- _Problem statement_:
Reproduce the material below line by line, beginning with its first line and ending with the line that contains "import plotly.graph_objects as go"; leave out pictures.

-- -- --

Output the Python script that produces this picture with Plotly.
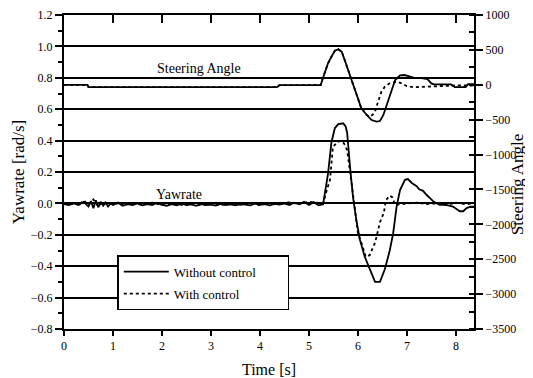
import plotly.graph_objects as go

# ---------------- data ----------------
# Yaw rate [rad/s], without control (solid)
t_yaw_wo = [0, 0.1, 0.2, 0.3, 0.4, 0.5, 0.55, 0.6, 0.65, 0.7, 0.75, 0.8, 0.85, 0.9, 0.95,
            1.0, 1.1, 1.2, 1.3, 1.4, 1.5, 1.6, 1.7, 1.8, 1.9, 2.0, 2.1, 2.2, 2.3, 2.4,
            2.5, 2.6, 2.7, 2.8, 2.9, 3.0, 3.1, 3.2, 3.3, 3.4, 3.5, 3.6, 3.7, 3.8, 3.9,
            4.0, 4.1, 4.2, 4.3, 4.4, 4.5, 4.6, 4.7, 4.8, 4.9, 5.0, 5.1, 5.2, 5.29, 5.34,
            5.39, 5.46, 5.53, 5.6, 5.7, 5.75, 5.78, 5.84, 5.9, 5.97, 6.04, 6.14, 6.24,
            6.35, 6.45, 6.55, 6.65, 6.72, 6.79, 6.86, 6.96, 7.02, 7.1, 7.2, 7.25, 7.33,
            7.4, 7.47, 7.55, 7.67, 7.8, 7.94, 8.0, 8.08, 8.15, 8.22, 8.3, 8.37]
yaw_wo = [-0.005, -0.01, 0.0, -0.01, 0.01, -0.02, 0.015, -0.03, 0.02, -0.025, 0.01, -0.015,
          0.005, -0.02, 0.0, -0.01, 0.005, -0.015, -0.005, -0.01, 0.0, -0.012, -0.004, -0.01,
          0.003, -0.01, -0.015, -0.005, -0.012, -0.002, -0.01, -0.006, -0.015, -0.004, -0.01,
          -0.008, -0.014, -0.003, -0.01, -0.006, -0.012, -0.004, -0.008, -0.013, -0.002,
          -0.009, -0.005, -0.012, -0.003, -0.008, 0.0, -0.01, 0.005, -0.006, 0.01, -0.01,
          0.008, -0.012, -0.005, 0.10, 0.19, 0.39, 0.48, 0.505, 0.51, 0.49, 0.45, 0.23, 0.04,
          -0.11, -0.23, -0.34, -0.42, -0.50, -0.50, -0.42, -0.30, -0.19, -0.02, 0.085, 0.15,
          0.155, 0.13, 0.11, 0.09, 0.08, 0.055, 0.035, 0.01, -0.01, -0.01, -0.02, -0.035,
          -0.05, -0.05, -0.03, -0.02, -0.02]

# Yaw rate [rad/s], with control (dotted)
t_yaw_w = [0, 0.1, 0.2, 0.3, 0.4, 0.5, 0.6, 0.7, 0.8, 0.9, 1.0, 1.2, 1.4, 1.6, 1.8, 2.0,
           2.2, 2.4, 2.6, 2.8, 3.0, 3.2, 3.4, 3.6, 3.8, 4.0, 4.2, 4.4, 4.6, 4.8, 5.0, 5.2,
           5.29, 5.36, 5.43, 5.49, 5.58, 5.66, 5.72, 5.78, 5.82, 5.87, 5.94, 6.0, 6.07,
           6.16, 6.24, 6.3, 6.35, 6.39, 6.45, 6.53, 6.57, 6.65, 6.7, 6.76, 6.85, 7.0, 7.2,
           7.4, 7.6, 7.8, 8.0, 8.2, 8.37]
yaw_w = [0.0, -0.008, 0.005, -0.012, 0.02, -0.01, 0.025, -0.02, 0.012, -0.01, 0.005, -0.01,
         0.0, -0.008, 0.004, -0.01, -0.003, -0.009, 0.002, -0.01, -0.004, -0.01, 0.0, -0.008,
         -0.002, -0.01, 0.003, -0.006, 0.008, -0.004, 0.01, 0.005, 0.0, 0.08, 0.15, 0.36,
         0.39, 0.40, 0.38, 0.34, 0.23, 0.13, -0.04, -0.19, -0.25, -0.34, -0.33, -0.29, -0.25,
         -0.20, -0.12, -0.06, 0.02, 0.05, 0.04, -0.01, -0.005, 0.0, 0.005, -0.005, 0.0,
         -0.01, 0.005, -0.005, 0.0]

# Steering angle [deg], without control (solid)
t_st_wo = [0, 0.48, 0.5, 1.0, 2.0, 3.0, 4.0, 4.35, 4.4, 5.0, 5.24, 5.33, 5.39, 5.46, 5.53,
           5.6, 5.67, 5.73, 5.8, 5.87, 5.94, 6.01, 6.07, 6.18, 6.28, 6.38, 6.45, 6.52, 6.62,
           6.69, 6.76, 6.86, 6.95, 7.05, 7.15, 7.3, 7.42, 7.5, 7.55, 7.9, 7.98, 8.2, 8.25, 8.37]
st_wo = [0, 0, -35, -35, -35, -35, -35, -35, -5, -5, -3, 187, 308, 403, 489, 509, 474, 355,
         212, 68, -99, -218, -337, -433, -505, -529, -520, -433, -218, -50, 68, 135, 140,
         120, 100, 95, 80, 20, 5, 5, -35, -35, 10, 10]

# Steering angle [deg], with control (dotted)
t_st_w = [0, 0.48, 0.5, 1.0, 2.0, 3.0, 4.0, 4.35, 4.4, 5.0, 5.24, 5.33, 5.39, 5.46, 5.53,
          5.6, 5.67, 5.73, 5.8, 5.87, 5.94, 6.01, 6.07, 6.18, 6.24, 6.3, 6.35, 6.39, 6.44,
          6.48, 6.55, 6.65, 6.79, 6.89, 6.99, 7.13, 7.3, 7.6, 8.0, 8.37]
st_w = [0, 0, -35, -35, -35, -35, -35, -35, -5, -5, -3, 187, 308, 403, 489, 509, 474, 355,
        212, 68, -99, -218, -337, -433, -457, -430, -386, -290, -171, -99, -27, 21, 44, 21,
        -17, -36, -30, -20, -10, -10]

x_ticks = [0, 1, 2, 3, 4, 5, 6, 7, 8]
yaw_ticks = [-0.8, -0.6, -0.4, -0.2, 0.0, 0.2, 0.4, 0.6, 0.8, 1.0, 1.2]
st_ticks = [-3500, -3000, -2500, -2000, -1500, -1000, -500, 0, 500, 1000]

FONT = "Liberation Serif"
TICKF = dict(family=FONT, size=12, color="black")
TITLEF = dict(family=FONT, size=16, color="black")

fig = go.Figure()
fig.add_trace(go.Scatter(x=t_yaw_wo, y=yaw_wo, mode="lines",
                         line=dict(color="black", width=1.8),
                         name="Without control\u00a0\u00a0\u00a0\u00a0\u00a0\u00a0\u00a0\u00a0",
                         legendgroup="a"))
fig.add_trace(go.Scatter(x=t_yaw_w, y=yaw_w, mode="lines",
                         line=dict(color="black", width=1.8, dash="3px,3px"),
                         name="With control", legendgroup="b"))
fig.add_trace(go.Scatter(x=t_st_wo, y=st_wo, mode="lines", xaxis="x2", yaxis="y2",
                         line=dict(color="black", width=1.8), showlegend=False))
fig.add_trace(go.Scatter(x=t_st_w, y=st_w, mode="lines", xaxis="x2", yaxis="y2",
                         line=dict(color="black", width=1.8, dash="3px,3px"),
                         showlegend=False))

# the page body adds an 8px offset, so the figure is sized to fit the window
fig.update_layout(
    width=525, height=370,
    margin=dict(l=56, r=59, t=7, b=49, autoexpand=False),
    paper_bgcolor="white", plot_bgcolor="white",
    font=dict(family=FONT, size=13, color="black"),
    showlegend=True,
    legend=dict(x=0.13, y=0.235, xanchor="left", yanchor="top",
                bgcolor="white", bordercolor="black", borderwidth=1.5,
                font=dict(family=FONT, size=13, color="black"), tracegroupgap=2,
                itemwidth=45),
    xaxis=dict(range=[0, 8.37], tickvals=x_ticks, ticks="outside", ticklen=5,
               tickwidth=1.5, tickcolor="black", showline=True, linewidth=2,
               linecolor="black", showgrid=False, zeroline=False, automargin=False,
               ticklabeloverflow="allow",
               title=dict(text="Time [s]", font=TITLEF, standoff=17),
               tickfont=TICKF),
    xaxis2=dict(range=[0, 8.37], overlaying="x", side="top", anchor="y2",
                tickvals=x_ticks, ticks="inside", ticklen=8, tickwidth=1.5,
                tickcolor="black", showticklabels=False, showline=True,
                linewidth=2, linecolor="black", showgrid=False, zeroline=False,
                automargin=False),
    yaxis=dict(range=[-0.8, 1.2], tickvals=yaw_ticks, tickformat=".1f",
               ticks="outside", ticklen=7, tickwidth=1.5, tickcolor="black",
               minor=dict(dtick=0.1, tick0=0, ticks="outside", ticklen=4,
                          tickwidth=1.5, tickcolor="black", showgrid=False),
               showline=True, linewidth=2, linecolor="black",
               showgrid=True, gridcolor="black", gridwidth=1.5, zeroline=False,
               automargin=False, ticklabeloverflow="allow",
               title=dict(text="Yawrate [rad/s]",
                          font=dict(family=FONT, size=17, color="black"), standoff=2),
               tickfont=TICKF),
    yaxis2=dict(range=[-3500, 1000], overlaying="y", side="right", anchor="x2",
                tickvals=st_ticks, ticks="outside", ticklen=7, tickwidth=1.5,
                tickcolor="black",
                minor=dict(dtick=250, tick0=0, ticks="inside", ticklen=5,
                           tickwidth=1.5, tickcolor="black", showgrid=False),
                showline=True, linewidth=2, linecolor="black", showgrid=False,
                zeroline=False, automargin=False, ticklabeloverflow="allow",
                tickfont=TICKF),
    annotations=[
        dict(text="Steering Angle", x=2.75, y=0.862, xref="x", yref="y",
             showarrow=False, font=dict(family=FONT, size=14, color="black")),
        dict(text="Yawrate", x=2.35, y=0.054, xref="x", yref="y",
             showarrow=False, font=dict(family=FONT, size=14, color="black")),
        # right axis title
        dict(text="Steering Angle", x=1.108, y=0.462, xref="paper", yref="paper",
             textangle=-90, showarrow=False, xanchor="center", yanchor="middle",
             font=dict(family=FONT, size=17, color="black")),
    ],
)

fig.write_html("out.html")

-- -- --

- _Completed exercise_:
Output the Python script that produces this picture with Plotly.
import plotly.graph_objects as go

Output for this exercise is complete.